In looking over the song I also see that everything that this candy paradise has can be, in one form or another, considered something pleasant. Barring the fact that too much smoking or alcohol consumption is bad for you especially after the introduction of the sedentary lifestyle (that would follow closely on the heels of hanging the jerk that invented work), there are a lot of pleasantries that one would find in the Big Rock Candy Mountains. Yet, I know from the Bible and from thinking about my life thus far, not all of God's gifts are pleasant. In fact, there are some of them that I have a tendency to flat out reject.

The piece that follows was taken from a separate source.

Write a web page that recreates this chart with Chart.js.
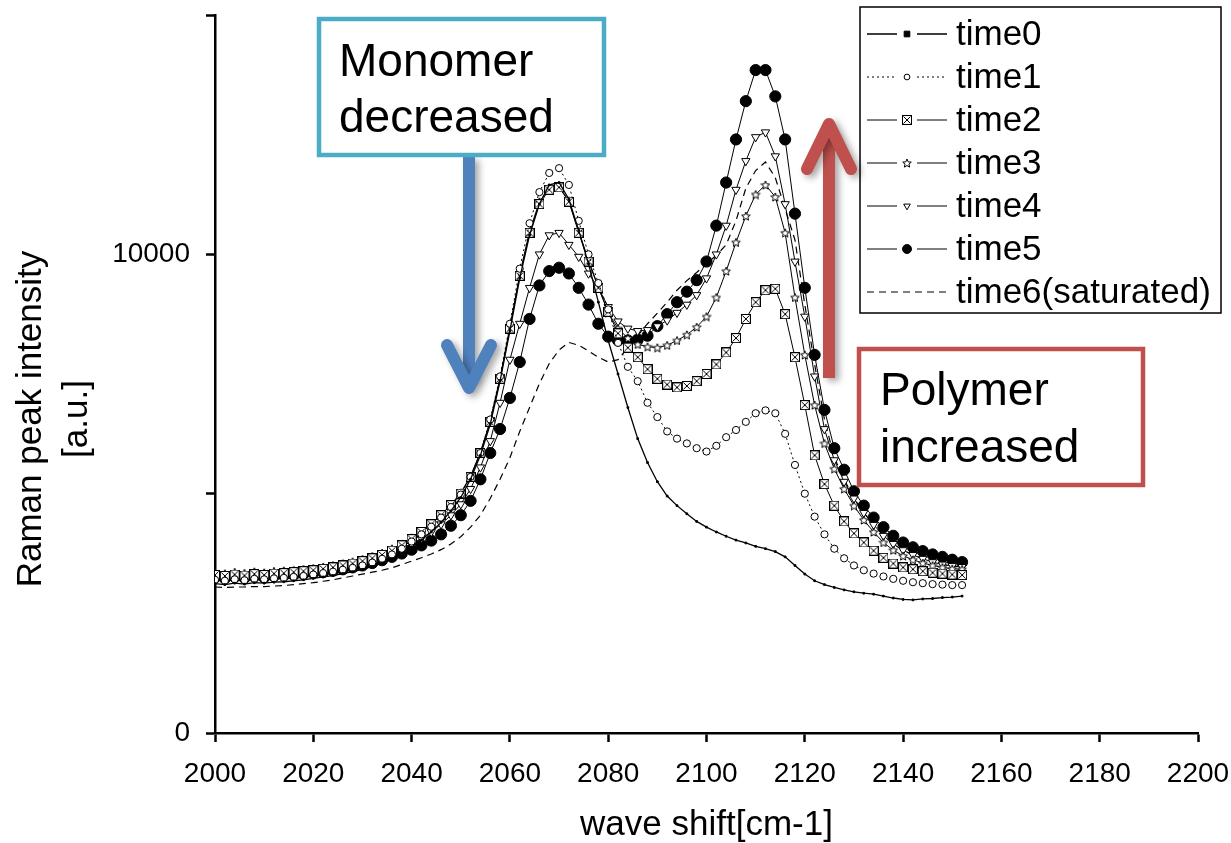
<!DOCTYPE html>
<html>
<head>
<meta charset="utf-8">
<title>Raman peak intensity vs wave shift</title>
<script src="https://cdn.jsdelivr.net/npm/chart.js@4.4.1/dist/chart.umd.min.js"></script>
<style>
  html, body { margin: 0; padding: 0; background: #fff; }
  #wrap { position: relative; width: 1231px; height: 843px; }
</style>
</head>
<body>
<div id="wrap"><canvas id="ramanChart" width="1231" height="843"></canvas></div>
<script>
// --- DATA ---

const waveShift = [
  2000, 2002, 2004, 2006, 2008, 2010, 2012, 2014, 2016, 2018,
  2020, 2022, 2024, 2026, 2028, 2030, 2032, 2034, 2036, 2038,
  2040, 2042, 2044, 2046, 2048, 2050, 2052, 2054, 2056, 2058,
  2060, 2062, 2064, 2066, 2068, 2070, 2072, 2074, 2076, 2078,
  2080, 2082, 2084, 2086, 2088, 2090, 2092, 2094, 2096, 2098,
  2100, 2102, 2104, 2106, 2108, 2110, 2112, 2114, 2116, 2118,
  2120, 2122, 2124, 2126, 2128, 2130, 2132, 2134, 2136, 2138,
  2140, 2142, 2144, 2146, 2148, 2150, 2152
];

const time0 = [
  3120, 3100, 3130, 3110, 3140, 3130, 3150, 3160, 3180, 3200,
  3230, 3260, 3290, 3330, 3370, 3420, 3480, 3550, 3640, 3750,
  3880, 4030, 4200, 4400, 4640, 4920, 5300, 5800, 6450, 7350,
  8400, 9500, 10400, 11050, 11450, 11500, 11150, 10500, 9800, 9000,
  8200, 7500, 6800, 6150, 5650, 5250, 4950, 4750, 4580, 4420,
  4300, 4200, 4110, 4030, 3970, 3900, 3850, 3790, 3680, 3500,
  3320, 3180, 3100, 3040, 2990, 2950, 2920, 2900, 2860, 2820,
  2790, 2780, 2800, 2810, 2830, 2840, 2860
];

const time1 = [
  3200, 3180, 3210, 3190, 3220, 3210, 3230, 3240, 3260, 3280,
  3310, 3340, 3370, 3410, 3450, 3500, 3560, 3640, 3730, 3850,
  4000, 4150, 4310, 4500, 4720, 4980, 5350, 5850, 6550, 7450,
  8550, 9700, 10650, 11300, 11700, 11800, 11450, 10700, 10000, 9400,
  8850, 8150, 7650, 7350, 6900, 6600, 6300, 6150, 6050, 5950,
  5880, 6000, 6180, 6330, 6500, 6680, 6740, 6680, 6250, 5600,
  5000, 4520, 4150, 3850, 3650, 3500, 3400, 3330, 3270, 3220,
  3180, 3150, 3130, 3110, 3100, 3090, 3090
];

const time2 = [
  3300, 3280, 3310, 3290, 3320, 3300, 3330, 3340, 3360, 3380,
  3400, 3430, 3460, 3500, 3540, 3590, 3650, 3720, 3810, 3920,
  4050, 4200, 4360, 4550, 4760, 5000, 5350, 5850, 6500, 7400,
  8450, 9550, 10450, 11050, 11350, 11400, 11100, 10450, 9850, 9300,
  8800, 8350, 8050, 7850, 7600, 7400, 7280, 7220, 7250, 7350,
  7500, 7700, 7950, 8250, 8650, 9000, 9250, 9280, 8750, 7850,
  6850, 5800, 5200, 4750, 4420, 4170, 3980, 3810, 3660, 3540,
  3460, 3420, 3380, 3350, 3330, 3310, 3300
];

const time3 = [
  3350, 3330, 3360, 3340, 3370, 3350, 3380, 3390, 3400, 3420,
  3440, 3470, 3500, 3540, 3580, 3630, 3690, 3760, 3850, 3950,
  4080, 4220, 4380, 4560, 4770, 5020, 5370, 5870, 6520, 7420,
  8480, 9580, 10480, 11100, 11380, 11420, 11120, 10480, 9880, 9320,
  8780, 8450, 8250, 8120, 8070, 8050, 8100, 8200, 8320, 8480,
  8700, 9100, 9650, 10250, 10800, 11250, 11450, 11200, 10450, 9100,
  7900, 6850, 6050, 5520, 5100, 4750, 4450, 4200, 3980, 3820,
  3700, 3620, 3550, 3500, 3460, 3430, 3420
];

const time4 = [
  3300, 3280, 3300, 3290, 3310, 3300, 3320, 3330, 3350, 3370,
  3390, 3420, 3450, 3490, 3530, 3570, 3620, 3690, 3770, 3860,
  3950, 4070, 4200, 4360, 4550, 4780, 5100, 5550, 6100, 6900,
  7800, 8550, 9300, 10000, 10400, 10450, 10200, 9950, 9600, 9300,
  8900, 8600, 8450, 8400, 8420, 8500, 8620, 8780, 8950, 9150,
  9500, 10000, 10600, 11350, 11950, 12450, 12550, 12050, 11050, 9850,
  8700, 7450, 6350, 5700, 5250, 4900, 4600, 4350, 4120, 3950,
  3820, 3720, 3640, 3570, 3520, 3490, 3470
];

const time5 = [
  3250, 3230, 3260, 3240, 3270, 3250, 3280, 3290, 3300, 3320,
  3340, 3360, 3390, 3420, 3460, 3500, 3550, 3610, 3680, 3750,
  3830, 3920, 4020, 4150, 4330, 4550, 4850, 5300, 5850, 6350,
  7000, 7750, 8650, 9350, 9650, 9720, 9600, 9300, 8950, 8550,
  8280, 8200, 8200, 8220, 8300, 8500, 8750, 9000, 9220, 9460,
  9850, 10600, 11500, 12400, 13200, 13850, 13850, 13300, 12400, 10850,
  9300, 7900, 6750, 5950, 5500, 5050, 4750, 4500, 4300, 4120,
  3980, 3880, 3800, 3730, 3680, 3620, 3570
];

const time6 = [
  3050, 3040, 3050, 3050, 3060, 3060, 3070, 3080, 3100, 3120,
  3140, 3170, 3200, 3240, 3280, 3320, 3360, 3400, 3450, 3520,
  3590, 3660, 3740, 3830, 3950, 4100, 4300, 4550, 4900, 5300,
  5750, 6300, 6800, 7300, 7720, 8000, 8160, 8100, 7980, 7850,
  7750, 7800, 8050, 8300, 8550, 8770, 9000, 9250, 9450, 9620,
  9800, 9980, 10200, 10700, 11380, 11750, 11930, 11600, 10950, 10300,
  8950, 7700, 6550, 5750, 5300, 4900, 4600, 4350, 4120, 3950,
  3820, 3720, 3640, 3570, 3520, 3490, 3470
];

const seriesLabels = ['time0', 'time1', 'time2', 'time3', 'time4', 'time5', 'time6(saturated)'];
const yTickLabels = [0, 10000];

// --- STYLE HELPERS ---

const FONT = '"Liberation Sans", Arial, Helvetica, sans-serif';

function makeBoxX(size) {
    const c = document.createElement('canvas');
    c.width = size; c.height = size;
    const g = c.getContext('2d');
    g.fillStyle = '#fff';
    g.fillRect(0, 0, size, size);
    g.strokeStyle = '#000';
    g.lineWidth = 1;
    g.strokeRect(0.5, 0.5, size - 1, size - 1);
    g.beginPath();
    g.moveTo(1.5, 1.5); g.lineTo(size - 1.5, size - 1.5);
    g.moveTo(size - 1.5, 1.5); g.lineTo(1.5, size - 1.5);
    g.stroke();
    return c;
}

function makeStar(size) {
    const c = document.createElement('canvas');
    c.width = size; c.height = size;
    const g = c.getContext('2d');
    const cx = size / 2, cy = size / 2 + 0.5, ro = size / 2 - 0.5, ri = ro * 0.45;
    g.beginPath();
    for (let k = 0; k < 10; k++) {
        const r = k % 2 ? ri : ro;
        const a = -Math.PI / 2 + k * Math.PI / 5;
        const px = cx + r * Math.cos(a), py = cy + r * Math.sin(a);
        if (k === 0) g.moveTo(px, py); else g.lineTo(px, py);
    }
    g.closePath();
    g.fillStyle = '#fff'; g.fill();
    g.strokeStyle = '#000'; g.lineWidth = 1; g.stroke();
    return c;
}

const boxX = makeBoxX(10);
const star = makeStar(10);

function toPoints(values) {
    return waveShift.map((x, i) => ({ x: x, y: values[i] }));
}

function lineSet(label, values, extra) {
    return Object.assign({
        label: label,
        data: toPoints(values),
        borderColor: '#000',
        borderWidth: 1,
        borderDash: [],
        pointBackgroundColor: '#000',
        pointBorderColor: '#000',
        pointBorderWidth: 1,
        pointRadius: 0,
        pointHoverRadius: 0,
        tension: 0,
        fill: false,
        legendGap: true
    }, extra);
}

const datasets = [
    lineSet(seriesLabels[0], time0, { borderWidth: 1.3, pointStyle: 'rect', pointRadius: 1.2 }),
    lineSet(seriesLabels[1], time1, { borderDash: [2, 3], pointStyle: 'circle', pointRadius: 3.6, pointBackgroundColor: '#fff', pointBorderWidth: 1 }),
    lineSet(seriesLabels[2], time2, { pointStyle: boxX, pointRadius: 5 }),
    lineSet(seriesLabels[3], time3, { pointStyle: star, pointRadius: 5 }),
    lineSet(seriesLabels[4], time4, { pointStyle: 'triangle', pointRotation: 180, pointRadius: 4.8, pointBackgroundColor: '#fff' }),
    lineSet(seriesLabels[5], time5, { pointStyle: 'circle', pointRadius: 5.6 }),
    lineSet(seriesLabels[6], time6, { borderWidth: 1.2, borderDash: [7, 5], legendGap: false })
];

// --- OVERLAYS: y title, legend, notes ---

function drawYTitle(ctx) {
    ctx.save();
    ctx.fillStyle = '#000';
    ctx.font = '35px ' + FONT;
    ctx.textAlign = 'center';
    ctx.textBaseline = 'alphabetic';
    [['Raman peak intensity', 41], ['[a.u.]', 87]].forEach(([txt, bx]) => {
        ctx.save();
        ctx.translate(bx, 419);
        ctx.rotate(-Math.PI / 2);
        ctx.fillText(txt, 0, 0);
        ctx.restore();
    });
    ctx.restore();
}

function drawLegend(chart) {
    const ctx = chart.ctx;
    const x0 = 860, y0 = 7, w = 361, h = 306;
    ctx.save();
    ctx.fillStyle = '#fff';
    ctx.fillRect(x0, y0, w, h);
    ctx.strokeStyle = '#000';
    ctx.lineWidth = 1.5;
    ctx.strokeRect(x0, y0, w, h);

    chart.data.datasets.forEach((ds, i) => {
        const cy = 34 + i * 43;
        ctx.strokeStyle = '#000';
        ctx.lineWidth = ds.borderWidth;
        ctx.setLineDash(ds.borderDash);
        ctx.beginPath();
        if (ds.legendGap) {
            ctx.moveTo(867, cy); ctx.lineTo(897, cy);
            ctx.moveTo(917, cy); ctx.lineTo(947, cy);
        } else {
            ctx.moveTo(867, cy); ctx.lineTo(947, cy);
        }
        ctx.stroke();
        ctx.setLineDash([]);
        if (ds.pointRadius > 0) {
            ctx.fillStyle = ds.pointBackgroundColor;
            ctx.strokeStyle = ds.pointBorderColor;
            ctx.lineWidth = ds.pointBorderWidth;
            let r = ds.pointRadius * 0.8;
            if (ds.pointStyle === 'rect') r = 4;
            Chart.helpers.drawPoint(ctx, {
                pointStyle: ds.pointStyle, radius: r, rotation: ds.pointRotation || 0, borderWidth: ds.pointBorderWidth
            }, 907, cy);
        }
        ctx.fillStyle = '#000';
        ctx.font = '35px ' + FONT;
        ctx.textAlign = 'left';
        ctx.textBaseline = 'middle';
        ctx.fillText(ds.label, 956, cy + 1);
    });
    ctx.restore();
}

function drawArrow(ctx, color, x, yTail, yTip, headW, headH) {
    const dir = yTip > yTail ? 1 : -1;
    ctx.save();
    ctx.shadowColor = 'rgba(0,0,0,0.35)';
    ctx.shadowBlur = 7;
    ctx.shadowOffsetX = 4;
    ctx.shadowOffsetY = 3;
    ctx.strokeStyle = color;
    ctx.lineWidth = 12;
    ctx.lineCap = 'butt';
    ctx.beginPath();
    ctx.moveTo(x, yTail);
    ctx.lineTo(x, yTip - dir * 8);
    ctx.stroke();
    ctx.lineCap = 'round';
    ctx.lineJoin = 'round';
    ctx.beginPath();
    ctx.moveTo(x - headW, yTip - dir * headH);
    ctx.lineTo(x, yTip);
    ctx.lineTo(x + headW, yTip - dir * headH);
    ctx.stroke();
    ctx.restore();
}

function drawNote(ctx, x, y, w, h, color, lines, tx, baselines) {
    ctx.save();
    ctx.fillStyle = '#fff';
    ctx.fillRect(x, y, w, h);
    ctx.strokeStyle = color;
    ctx.lineWidth = 4.5;
    ctx.strokeRect(x, y, w, h);
    ctx.fillStyle = '#000';
    ctx.font = '46px ' + FONT;
    ctx.textAlign = 'left';
    ctx.textBaseline = 'alphabetic';
    lines.forEach((t, i) => ctx.fillText(t, tx, baselines[i]));
    ctx.restore();
}

const overlayPlugin = {
    id: 'overlay',
    afterDraw(chart) {
        const ctx = chart.ctx;
        drawYTitle(ctx);
        drawLegend(chart);
        drawArrow(ctx, '#4F81BD', 469, 157, 388, 22, 43);
        drawNote(ctx, 319, 19, 285, 136, '#4BACC6', ['Monomer', 'decreased'], 339, [76, 132]);
        drawArrow(ctx, '#C0504D', 829, 378, 124, 22, 45);
        drawNote(ctx, 859, 349, 284, 136, '#C0504D', ['Polymer', 'increased'], 880, [405, 462]);
    }
};

// --- CHART ---

const axisGrid = {
    display: true,
    drawOnChartArea: false,
    drawTicks: true,
    tickLength: 9,
    tickWidth: 2.5,
    tickColor: '#000'
};
const axisBorder = { display: true, color: '#000', width: 2.5 };

new Chart(document.getElementById('ramanChart'), {
    type: 'line',
    data: { datasets: datasets },
    options: {
        responsive: false,
        animation: false,
        devicePixelRatio: 1,
        layout: { padding: { left: 0, right: 33, top: 15, bottom: 0 } },
        plugins: {
            legend: { display: false },
            tooltip: { enabled: false }
        },
        scales: {
            x: {
                type: 'linear',
                min: 2000,
                max: 2200,
                ticks: {
                    stepSize: 20,
                    autoSkip: false,
                    maxRotation: 0,
                    color: '#000',
                    padding: 15,
                    font: { family: FONT, size: 28 },
                    callback: v => String(v)
                },
                grid: axisGrid,
                border: axisBorder,
                title: {
                    display: true,
                    text: 'wave shift[cm-1]',
                    color: '#000',
                    padding: 0,
                    font: { family: FONT, size: 35, lineHeight: 1 }
                },
                afterFit: s => {
                    s.height = 110;
                    s.paddingLeft = 0;
                    s.paddingRight = 0;
                }
            },
            y: {
                type: 'linear',
                min: 0,
                max: 15000,
                ticks: {
                    stepSize: 5000,
                    color: '#000',
                    padding: 16,
                    font: { family: FONT, size: 28 },
                    callback: v => yTickLabels.includes(v) ? String(v) : ''
                },
                grid: axisGrid,
                border: axisBorder,
                afterFit: s => {
                    s.width = 215;
                    s.paddingTop = 0;
                    s.paddingBottom = 0;
                }
            }
        }
    },
    plugins: [overlayPlugin]
});
</script>
</body>
</html>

In a previous post I mentioned that all of God's gifts are a perfect 10 out of a scale of 1 to 10. What I could not say is that all of God's gifts make my life more pleasant and easier (in the short or medium term at least). But, what they all do, is make me more like Christ. Now, God could be putting me trough a wringer of sorts to make someone else's life more bearable. For example, if I was falling into a pattern where I was being more critical of someone than I ought to be he could make me the subject of harsh criticism to wake me up a bit to that fact. This is really what Hebrews 12:5-11 is all about. I did not, at the time, consider the discipline that my parents gave me as a gift. Looking back on it now I do. They prayed for me, expected me at church every week, showed me what a relationship with God looked like, made that relationship attractive, and trained me to discern and to do right. Their discipline stunk. 


And they saved my life.

So, too much of the Big Rock Candy Mountains would bring me "pleasant" and "peaceful" things that would lead me straight into drunkenness, gluttony, sloth, and self-centeredness. What would my relationships look like there? What would I share or hoard? What would I degenerate into? I don't even know. What I do know is that the pleasure and pain that God has given me in this life is exactly what I need to grow into the image of Christ. And it looks like the Big Rock Candy Mountains for about 30 minutes a week. And that is about all I can take of it. I am thankful that he dares not give me more.

For I would be nothing like him if he did.